Please output exactly the lines of the material from the first through the line containing "plt.rcParams['font.family'] = ['Liberation", and nothing more.

● **Data for this exercise**:
------------------------------------

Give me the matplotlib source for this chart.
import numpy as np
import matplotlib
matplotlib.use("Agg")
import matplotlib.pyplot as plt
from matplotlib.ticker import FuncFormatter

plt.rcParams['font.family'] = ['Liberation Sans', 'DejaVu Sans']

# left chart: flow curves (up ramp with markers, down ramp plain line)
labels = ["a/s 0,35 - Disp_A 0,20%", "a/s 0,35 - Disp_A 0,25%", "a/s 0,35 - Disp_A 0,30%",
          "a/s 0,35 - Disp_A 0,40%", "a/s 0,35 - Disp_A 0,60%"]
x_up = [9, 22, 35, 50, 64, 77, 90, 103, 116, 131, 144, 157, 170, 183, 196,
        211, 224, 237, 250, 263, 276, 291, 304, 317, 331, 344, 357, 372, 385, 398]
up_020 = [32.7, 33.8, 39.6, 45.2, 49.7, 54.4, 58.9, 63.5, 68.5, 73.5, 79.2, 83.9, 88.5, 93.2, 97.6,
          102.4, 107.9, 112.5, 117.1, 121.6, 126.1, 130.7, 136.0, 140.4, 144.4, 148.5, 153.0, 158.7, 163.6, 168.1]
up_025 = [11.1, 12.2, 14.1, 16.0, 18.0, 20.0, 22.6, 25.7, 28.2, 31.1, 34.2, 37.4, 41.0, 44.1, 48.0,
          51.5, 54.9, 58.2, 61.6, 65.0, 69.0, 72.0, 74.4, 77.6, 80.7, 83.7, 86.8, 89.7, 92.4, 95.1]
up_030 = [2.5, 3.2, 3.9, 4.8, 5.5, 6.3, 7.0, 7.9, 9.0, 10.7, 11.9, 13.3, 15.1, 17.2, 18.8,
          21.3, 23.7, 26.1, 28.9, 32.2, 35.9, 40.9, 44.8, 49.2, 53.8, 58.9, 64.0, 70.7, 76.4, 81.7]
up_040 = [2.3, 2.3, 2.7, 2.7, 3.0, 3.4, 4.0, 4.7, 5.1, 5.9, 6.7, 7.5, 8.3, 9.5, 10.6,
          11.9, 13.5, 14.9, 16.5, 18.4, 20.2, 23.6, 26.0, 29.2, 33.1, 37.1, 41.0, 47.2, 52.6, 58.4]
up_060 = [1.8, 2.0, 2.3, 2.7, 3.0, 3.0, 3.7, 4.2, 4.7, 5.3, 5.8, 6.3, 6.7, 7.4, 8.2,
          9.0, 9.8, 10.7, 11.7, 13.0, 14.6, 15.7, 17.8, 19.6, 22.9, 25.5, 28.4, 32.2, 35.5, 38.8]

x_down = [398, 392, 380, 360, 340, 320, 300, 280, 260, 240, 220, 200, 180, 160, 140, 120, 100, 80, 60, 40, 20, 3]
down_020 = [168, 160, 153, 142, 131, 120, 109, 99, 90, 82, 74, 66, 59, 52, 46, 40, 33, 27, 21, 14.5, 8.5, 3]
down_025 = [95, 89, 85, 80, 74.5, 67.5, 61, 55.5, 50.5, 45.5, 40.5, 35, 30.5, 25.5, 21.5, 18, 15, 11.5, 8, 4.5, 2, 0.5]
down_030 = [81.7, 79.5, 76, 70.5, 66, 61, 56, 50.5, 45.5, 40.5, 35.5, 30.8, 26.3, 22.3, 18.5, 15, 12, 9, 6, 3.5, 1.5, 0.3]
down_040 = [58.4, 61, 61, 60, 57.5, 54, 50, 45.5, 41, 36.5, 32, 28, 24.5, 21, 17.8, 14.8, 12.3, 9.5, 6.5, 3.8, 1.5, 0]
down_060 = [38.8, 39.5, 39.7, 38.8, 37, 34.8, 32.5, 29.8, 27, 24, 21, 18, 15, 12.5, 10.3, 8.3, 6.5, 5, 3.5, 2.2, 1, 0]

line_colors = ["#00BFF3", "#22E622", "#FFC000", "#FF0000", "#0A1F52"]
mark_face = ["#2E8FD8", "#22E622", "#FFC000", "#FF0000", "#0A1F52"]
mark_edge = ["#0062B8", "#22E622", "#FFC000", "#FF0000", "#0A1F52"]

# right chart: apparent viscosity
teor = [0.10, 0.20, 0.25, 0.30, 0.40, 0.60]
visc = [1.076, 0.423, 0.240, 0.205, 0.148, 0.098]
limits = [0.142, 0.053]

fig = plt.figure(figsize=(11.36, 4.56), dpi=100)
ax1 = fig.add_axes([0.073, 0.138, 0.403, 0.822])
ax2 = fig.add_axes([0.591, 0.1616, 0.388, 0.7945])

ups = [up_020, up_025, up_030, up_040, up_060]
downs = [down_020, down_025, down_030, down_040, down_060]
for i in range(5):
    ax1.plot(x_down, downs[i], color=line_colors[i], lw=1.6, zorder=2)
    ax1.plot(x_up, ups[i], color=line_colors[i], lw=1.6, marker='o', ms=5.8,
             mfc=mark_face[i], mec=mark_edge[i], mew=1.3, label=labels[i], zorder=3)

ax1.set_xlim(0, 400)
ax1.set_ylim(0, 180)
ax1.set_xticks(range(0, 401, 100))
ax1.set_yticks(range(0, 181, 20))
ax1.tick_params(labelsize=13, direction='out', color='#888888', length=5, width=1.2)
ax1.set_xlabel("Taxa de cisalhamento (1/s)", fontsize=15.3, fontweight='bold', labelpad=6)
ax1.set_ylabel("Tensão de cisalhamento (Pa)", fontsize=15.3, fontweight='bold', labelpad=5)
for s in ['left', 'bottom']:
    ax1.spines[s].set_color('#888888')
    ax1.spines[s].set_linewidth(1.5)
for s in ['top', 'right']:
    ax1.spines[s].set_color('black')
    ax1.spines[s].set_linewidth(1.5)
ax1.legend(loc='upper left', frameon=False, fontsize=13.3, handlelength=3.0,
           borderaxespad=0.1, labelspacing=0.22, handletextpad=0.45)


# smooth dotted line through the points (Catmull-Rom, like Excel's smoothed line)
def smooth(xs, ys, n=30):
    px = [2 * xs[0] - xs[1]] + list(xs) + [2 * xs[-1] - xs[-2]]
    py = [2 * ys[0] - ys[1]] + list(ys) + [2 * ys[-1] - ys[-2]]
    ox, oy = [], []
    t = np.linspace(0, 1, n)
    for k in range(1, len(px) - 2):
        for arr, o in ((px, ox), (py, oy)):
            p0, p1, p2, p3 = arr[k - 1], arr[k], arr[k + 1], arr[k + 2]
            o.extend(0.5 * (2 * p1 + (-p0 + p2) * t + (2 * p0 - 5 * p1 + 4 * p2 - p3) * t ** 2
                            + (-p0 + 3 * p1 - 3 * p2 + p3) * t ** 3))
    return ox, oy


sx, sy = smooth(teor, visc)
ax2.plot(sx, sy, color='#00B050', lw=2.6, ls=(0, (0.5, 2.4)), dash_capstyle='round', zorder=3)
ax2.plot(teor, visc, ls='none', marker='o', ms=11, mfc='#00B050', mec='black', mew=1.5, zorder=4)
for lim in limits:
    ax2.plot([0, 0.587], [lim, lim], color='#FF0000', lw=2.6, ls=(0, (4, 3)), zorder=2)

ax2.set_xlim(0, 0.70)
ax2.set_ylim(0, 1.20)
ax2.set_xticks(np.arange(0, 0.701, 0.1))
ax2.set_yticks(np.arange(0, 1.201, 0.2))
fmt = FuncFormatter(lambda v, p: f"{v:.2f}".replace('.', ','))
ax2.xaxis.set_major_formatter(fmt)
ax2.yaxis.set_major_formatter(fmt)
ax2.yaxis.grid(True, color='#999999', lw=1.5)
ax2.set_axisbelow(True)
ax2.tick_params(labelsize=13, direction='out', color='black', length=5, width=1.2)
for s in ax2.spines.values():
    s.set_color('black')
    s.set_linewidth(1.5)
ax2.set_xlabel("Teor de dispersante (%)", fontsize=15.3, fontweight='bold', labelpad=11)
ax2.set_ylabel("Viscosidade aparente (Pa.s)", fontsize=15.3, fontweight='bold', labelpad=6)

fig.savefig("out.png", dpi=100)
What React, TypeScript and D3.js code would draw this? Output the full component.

------------------------------------

● **Answer to the task**:
Give me the matplotlib source for this chart.
import numpy as np
import matplotlib
matplotlib.use("Agg")
import matplotlib.pyplot as plt
from matplotlib.ticker import FuncFormatter

plt.rcParams['font.family'] = ['Liberation Sans', 'DejaVu Sans']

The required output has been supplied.